From 18 March 2015 there will be some changes to unfair contract terms in standard form consumer contracts. This is a significant change as the legislation introduces a new prohibition relating to unfair contract terms in standard form consumer contracts.

Generally, the unfair contract term regime will apply to standard form contracts where the terms are not negotiated by the parties and are often presented to the consumer as a final form standard contract. A term may be unfair if it causes a significant imbalance in the parties’ rights and obligations (usually the consumer). Common commercial clauses which might be considered to be unfair include clauses that allow one party to unilaterally terminate, vary or renew the contract, penalise one party for breach, but not the other, allow one party to avoid or limit performance, but not the other, allow one party to effectively reserve the right to determine the interpretation of the contract, or to sue upon it, and have the effect of limiting a party’s liability for its agents. Other types of terms cannot be declared to be unfair if they define the main subject matter of the contract or set the upfront price.

What do you need to do?

You will need to think about a number of issues before the changes in June 2014 and March 2015 come into effect.
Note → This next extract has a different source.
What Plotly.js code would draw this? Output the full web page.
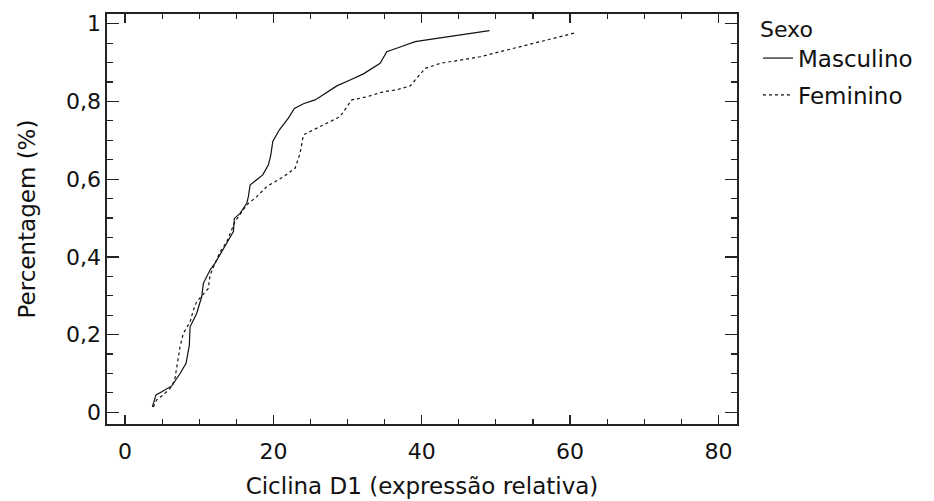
<!DOCTYPE html>
<html>
<head>
<meta charset="utf-8">
<script src="https://cdn.plot.ly/plotly-3.0.1.min.js"></script>
<style>html,body{margin:0;padding:0;background:#fff;}#chart{width:934px;height:501px;}</style>
</head>
<body>
<div id="chart"></div>
<script>
const seriesNames = ["Masculino", "Feminino"];

const mascX = [3.68, 4.18, 4.95, 6.30, 7.42, 8.23, 8.67, 8.77, 9.67, 10.34, 10.56, 11.46, 12.14, 13.04, 13.93, 14.61, 14.74, 15.51, 16.41, 16.63, 16.86, 17.76, 18.57, 19.33, 19.65, 19.92, 20.81, 22.02, 22.83, 24.05, 25.62, 26.30, 28.55, 30.34, 32.14, 34.39, 35.29, 37.09, 39.11, 41.58, 45.18, 49.13];
const mascY = [0.014, 0.045, 0.053, 0.068, 0.100, 0.126, 0.173, 0.220, 0.255, 0.298, 0.332, 0.366, 0.384, 0.413, 0.444, 0.465, 0.499, 0.512, 0.538, 0.555, 0.585, 0.600, 0.611, 0.637, 0.662, 0.697, 0.727, 0.757, 0.782, 0.794, 0.804, 0.812, 0.840, 0.855, 0.871, 0.898, 0.928, 0.940, 0.954, 0.961, 0.971, 0.982];

const femX = [3.82, 4.25, 5.17, 6.30, 6.74, 7.05, 7.42, 7.86, 8.77, 9.21, 9.67, 11.23, 11.46, 12.14, 12.81, 13.72, 14.83, 16.41, 17.76, 19.11, 21.35, 22.93, 23.60, 24.05, 25.39, 27.20, 28.99, 30.57, 32.60, 34.83, 36.64, 38.44, 39.56, 40.46, 42.48, 45.18, 47.88, 50.57, 53.27, 55.52, 57.76, 59.78, 60.82];
const femY = [0.014, 0.032, 0.045, 0.066, 0.088, 0.126, 0.169, 0.203, 0.233, 0.263, 0.285, 0.319, 0.353, 0.384, 0.413, 0.439, 0.491, 0.534, 0.555, 0.581, 0.606, 0.628, 0.667, 0.714, 0.727, 0.744, 0.761, 0.804, 0.812, 0.825, 0.830, 0.840, 0.864, 0.885, 0.898, 0.907, 0.915, 0.928, 0.941, 0.951, 0.961, 0.971, 0.977];

const xTitle = "Ciclina D1 (expressão relativa)";
const yTitle = "Percentagem (%)";
const legendTitle = "Sexo";

const FONT = "DejaVu Sans, Arial, sans-serif";

const traces = [
  {x: mascX, y: mascY, name: seriesNames[0], mode: "lines", type: "scatter", legendgroup: "m",
   line: {color: "#111", width: 1.2}},
  {x: femX, y: femY, name: seriesNames[1], mode: "lines", type: "scatter", legendgroup: "f",
   line: {color: "#111", width: 1.2, dash: "3px,3px"}}
];

const axisCommon = {
  showline: true, linecolor: "#222", linewidth: 1.6, mirror: "ticks",
  ticks: "inside", tickcolor: "#222", tickwidth: 1.3,
  showgrid: false, zeroline: false,
  tickfont: {family: FONT, size: 22, color: "#111"}
};

const layout = {
  width: 934, height: 501,
  margin: {l: 107, r: 197, t: 14, b: 77, autoexpand: false},
  paper_bgcolor: "#fff", plot_bgcolor: "#fff",
  separators: ",.",
  font: {family: FONT, color: "#111"},
  xaxis: Object.assign({}, axisCommon, {
    range: [-2.43, 82.5], dtick: 20, tick0: 0, ticklen: 9, ticklabelstandoff: 7,
    minor: {dtick: 5, ticks: "inside", ticklen: 5, tickcolor: "#222", tickwidth: 1.1},
    title: {text: xTitle, font: {family: FONT, size: 23, color: "#111"}, standoff: 15}
  }),
  yaxis: Object.assign({}, axisCommon, {
    range: [-0.030, 1.025], dtick: 0.2, tick0: 0, ticklen: 12,
    minor: {dtick: 0.05, ticks: "inside", ticklen: 6, tickcolor: "#222", tickwidth: 1.1},
    title: {text: yTitle, font: {family: FONT, size: 23, color: "#111"}, standoff: 24}
  }),
  showlegend: true,
  legend: {
    x: 1.0333, xanchor: "left", y: 1.0146, yanchor: "top",
    traceorder: "grouped", tracegroupgap: 4,
    font: {family: FONT, size: 23, color: "#111"},
    title: {text: legendTitle, font: {family: FONT, size: 22, color: "#111"}},
    bgcolor: "rgba(0,0,0,0)", borderwidth: 0
  }
};

Plotly.newPlot("chart", traces, layout, {displayModeBar: false, staticPlot: true});
</script>
</body>
</html>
We recommend that you:

  • Ensure that any standard form consumer contracts do not include unfair contract terms, noting that this may also cover some business contracts if they relate to goods or services which are also consumer goods and services.
  • Consider whether to adopt a standard practice of contracting out of the FTA in business-to-business contracts.
  • Update extended warranty agreements and materials to comply with the new mandatory requirements for these agreements.
  • Update layby sale agreements and direct sales agreements to comply with the new mandatory requirements for these agreements.
  • Ensure you have the applicable licences in place if you are dealing with second-hand goods on a routine or trade in basis, and
  • Consider if you have robust processes and guidelines to ensure that you retain supporting evidence that all representations that you make in trade are substantiated.

The consumer law reform amendments have introduced a number of additional disclosure and inspection requirements for businesses. A careful review of your existing practices now will ensure there’s plenty of time to plan and ensure your business is compliant during the transitional periods before the more significant amendments take effect.